Purpose: To study the demographics and estimate the prevalence of dry eye among elderly Americans.
Methods: A population-based prevalence study was performed in 2,520 residents of Salisbury, Maryland, aged 65 years and older as of September 1993. The population was derived from the Health Care Financing Administration Medicare database. After completing a standardized questionnaire pertaining to dry eye symptoms, 2,420 subjects underwent Schirmer and rose bengal tests and anatomic assessment of the meibomian glands.

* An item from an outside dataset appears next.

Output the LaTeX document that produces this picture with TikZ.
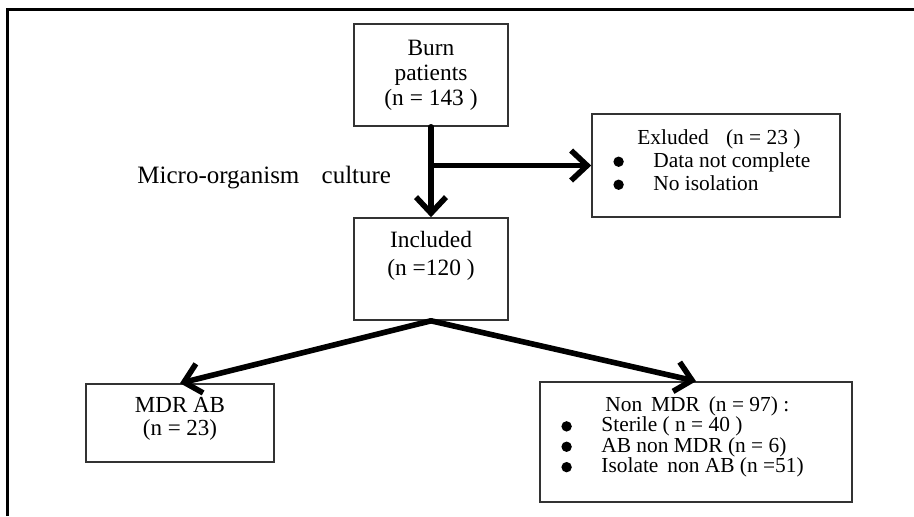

Results: In this population, 14.6% (363/2,482) were symptomatic, defined as reporting one or more dry eye symptoms often or all the time; 2.2% (53/2,448) were symptomatic and had a low Schirmer test result (< or = 5 mm), and 2% (48/2,432) were symptomatic and had a high rose bengal test score (> or = 5). Furthermore, 3.5% (84/2,425) were symptomatic and had either a low Schirmer score or a high rose bengal score, and 0.7% (17/2,420) were symptomatic and had both a low Schirmer score and a high rose bengal score. No association of symptoms or signs was seen with age, sex, or race. Although anatomic features of meibomianitis were associated with the presence of symptoms (P = .01), 76% (67/88) of the individuals with these anatomic features were asymptomatic; 10.5% (260/2,480) reported that they currently use artificial tears or lubricants.
Conclusions: Symptoms and signs of dry eye are common among the elderly but were not associated with age, race, or sex in this population-based sample of elderly Americans. Extrapolating to the United States population aged 65 to 84 years, the study yields an estimate of 4.3 million who experience symptoms of ocular irritation often or all the time.